In your opinion, was Lucy more truly a Pegasus or Persephone? Or some combination on a spectrum?
That’s a great question. I think that Gabe would probably say that she was a true Pegasus—he always felt that way about her, and it’s part of what kept him coming back to her and reaching out to her when difficult things happened in his life. But I think Lucy would probably have called herself a true Persephone because no matter what she did, she felt like she was pulled toward Gabe by forces beyond her control. I think what’s so interesting about this question is that people see each other—and themselves—in different ways. I was once talking to a friend who was feeling down on himself, and told him that I wished he could see himself through my eyes, because then he would see all the wonderful parts of himself that I saw. I would bet that there are a lot of people in all of our lives who see us very differently than we see ourselves, and that’s part of what I wanted to show in The Light We Lost. I don’t think Lucy’s friend, Kate, for example, would see her as either a Pegasus or a Persephone.
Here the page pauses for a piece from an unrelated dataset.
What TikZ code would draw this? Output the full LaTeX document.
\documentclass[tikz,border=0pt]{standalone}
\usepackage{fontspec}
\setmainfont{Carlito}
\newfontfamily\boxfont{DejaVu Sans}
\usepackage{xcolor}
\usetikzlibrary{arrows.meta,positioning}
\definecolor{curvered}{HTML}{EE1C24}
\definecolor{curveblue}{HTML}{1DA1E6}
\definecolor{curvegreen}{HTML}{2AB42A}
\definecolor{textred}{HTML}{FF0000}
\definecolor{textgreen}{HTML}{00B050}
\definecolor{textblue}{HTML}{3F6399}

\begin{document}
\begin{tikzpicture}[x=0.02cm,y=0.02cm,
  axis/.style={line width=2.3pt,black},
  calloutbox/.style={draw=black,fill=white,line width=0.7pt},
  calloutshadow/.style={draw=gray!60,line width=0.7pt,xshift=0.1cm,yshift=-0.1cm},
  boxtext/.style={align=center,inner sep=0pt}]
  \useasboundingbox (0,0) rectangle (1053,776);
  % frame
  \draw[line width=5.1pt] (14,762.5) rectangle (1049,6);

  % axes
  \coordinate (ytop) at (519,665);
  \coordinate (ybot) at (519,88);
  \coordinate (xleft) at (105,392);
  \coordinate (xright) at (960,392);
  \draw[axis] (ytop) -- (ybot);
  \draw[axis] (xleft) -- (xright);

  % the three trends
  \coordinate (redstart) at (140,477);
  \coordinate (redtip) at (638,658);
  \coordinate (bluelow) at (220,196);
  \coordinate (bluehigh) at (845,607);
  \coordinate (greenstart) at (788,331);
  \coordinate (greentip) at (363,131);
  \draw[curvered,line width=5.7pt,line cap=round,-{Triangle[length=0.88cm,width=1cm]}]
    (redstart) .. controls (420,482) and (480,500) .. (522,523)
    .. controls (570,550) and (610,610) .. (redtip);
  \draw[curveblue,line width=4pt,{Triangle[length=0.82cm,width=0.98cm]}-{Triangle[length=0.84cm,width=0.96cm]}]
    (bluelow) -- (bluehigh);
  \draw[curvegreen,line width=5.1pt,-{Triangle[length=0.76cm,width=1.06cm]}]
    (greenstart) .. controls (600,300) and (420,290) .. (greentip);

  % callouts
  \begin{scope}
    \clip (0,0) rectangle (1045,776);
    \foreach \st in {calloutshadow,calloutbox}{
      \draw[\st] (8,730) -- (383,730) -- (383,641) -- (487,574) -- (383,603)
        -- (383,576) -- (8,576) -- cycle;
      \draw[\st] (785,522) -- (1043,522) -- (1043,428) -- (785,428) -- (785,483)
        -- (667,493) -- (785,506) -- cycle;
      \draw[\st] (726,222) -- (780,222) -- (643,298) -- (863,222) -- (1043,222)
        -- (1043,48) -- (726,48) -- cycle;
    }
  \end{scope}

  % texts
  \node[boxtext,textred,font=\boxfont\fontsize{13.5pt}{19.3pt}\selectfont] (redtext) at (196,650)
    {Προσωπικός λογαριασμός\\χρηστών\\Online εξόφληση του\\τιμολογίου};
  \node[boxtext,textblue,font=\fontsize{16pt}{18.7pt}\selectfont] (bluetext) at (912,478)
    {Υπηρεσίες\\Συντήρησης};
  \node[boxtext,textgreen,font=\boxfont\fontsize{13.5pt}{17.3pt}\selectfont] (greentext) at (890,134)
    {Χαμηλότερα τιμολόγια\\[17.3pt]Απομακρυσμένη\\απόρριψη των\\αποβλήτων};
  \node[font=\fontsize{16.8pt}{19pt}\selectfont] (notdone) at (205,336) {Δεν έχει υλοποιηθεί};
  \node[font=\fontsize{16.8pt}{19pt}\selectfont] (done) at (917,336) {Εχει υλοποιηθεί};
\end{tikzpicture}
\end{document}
She’d have an entirely different perspective on Lucy based on the way the two of them interact.
Do you believe in the idea of a “soul mate”? Why or why not and how would that type of love look? Possibly like Gabe and Lucy or Darren and Lucy or something vastly different in context and interpretation?
This might be surprising, coming from an author who wrote about such a strong connection between two people, but I don’t believe in the idea of a “soul mate,” mostly because I don’t believe that there’s only one person in this world that each of us can find happiness with. I think that there are many people who each of us can connect with deeply, and that loving someone with all your heart doesn’t necessarily mean that’s the best person for you to spend your life with. And I think there’s a second, kind of unspoken question that’s part of the “soul mate,” question, which is the idea of predestination: Are we fated to meet the people we do and live the lives we do and that is one of the things Lucy is grappling with throughout The Light We Lost. I haven’t decided which side of that debate I, personally, come down on yet, but I think about it a lot. Maybe I’ll need to write a few more books about it before I decide.
As far as what a soul mate-type relationship would look like…I think that each of us has different values and priorities, and ideally people find, in their perfect partners, someone who shares those values and priorities, and someone who makes them feel like their lives are better with this person in it than they are otherwise.
I big thank you to Jill for taking the time to answer my questions and for the wonderful publicity department at G.P. Putnam.